Flintoff and Harmison still doubts, says Moores
Sunday 07 December 2008
As the game of musical chairs over venues continued yesterday, fresh doubt surrounded the participation of England's two strike bowlers. Wherever the Test series between India and England is played, it is still possible that Andrew Flintoff and Stephen Harmison will not be there.
Or at least that was the view expressed by coach Peter Moores as he watched the rain fall in Abu Dhabi, interrupting precious practice time for the increasingly accidental tourists. "I'm fairly confident everybody will go if the security report is OK," said Moores. "But it is a difficult situation and everybody sees things differently. Individuals have different views. The worry is that if somebody makes their choice one way or the other they get marginalised for it.

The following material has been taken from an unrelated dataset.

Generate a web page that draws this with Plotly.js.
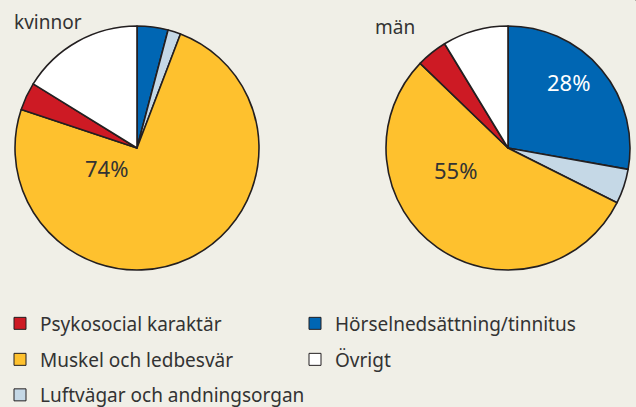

Players are in different places. There are players I've spoken to more than others. Some make a decision quite quickly. For others it takes a bit longer. Fred has had issues and it's fair to say Steve has as well. The important message from me is we respect people and allow them to have views. That's OK, they are human beings.
"What I do know about those two guys is that they are massively proud to play for their country, both have missed out on Test cricket and both are desperate to play again. It's not as though they have been on the road for 18 months and are desperate for a break. If a player like that didn't go, it would hurt him as much sat at home as any of the other players."
Whatever he intended, it might have seemed that Moores was embarrassing his two main bowlers into going to India. Clearly, England are not quite as unified as they initially seemed when they regrouped at Heathrow on Thursday having briefly returned home after breaking their tour because of the Mumbai terrorist attacks.
Abu Dhabi was chosen as their training camp, a halfway house before returning to India. A final decision will be made tonight on whether to proceed – it will have to be with the First Test due to begin on Thursday.
The venues were again in doubt with speculation rife that the Second Test would be moved from Mohali to Bangalore. The various official bodies involved denied the move but the story was being run on several Indian television stations and on cricket websites. It would make some sense because at present England are scheduled to travel from Chennai in the south-east to Mohali, a suburb of Chandigarh in the north-west, a distance of 1,500 miles. Chennai to Bangalore is 225 miles.
There is the additional difficulty of getting out of Mohali late on 23 December when the Second Test is due to finish and home in time for Christmas. There are few scheduled flights.
On the other hand, Chandigarh, despite its proximity to the Pakistan border – Islamabad is fewer than 300 miles away – has been relatively trouble-free. Perhaps its closeness is the reason. Bangalore, however, is one of the seven cities to have suffered fatal bomb attacks this year.
Enforced changes were made to the original itinerary last week. It had been planned to play the Tests in Ahmedabad and Mumbai, but the latter was ruled out because of the terrorist attack and the former was then rendered as inhospitable because of a series of explosions last summer.
England had made provisions to practise all day at the Sheikh Zayed Stadium but their plans were hit by the weather. They are in unchartered territory, preparing for a Test without a practice match.
Hugh Morris, managing director of the England and Wales Cricket Board, and Sean Morris, chief executive of the Professional Cricketers' Association, are inspecting the security in place in Chennai. They will return to Abu Dhabi tonight. It is decision time.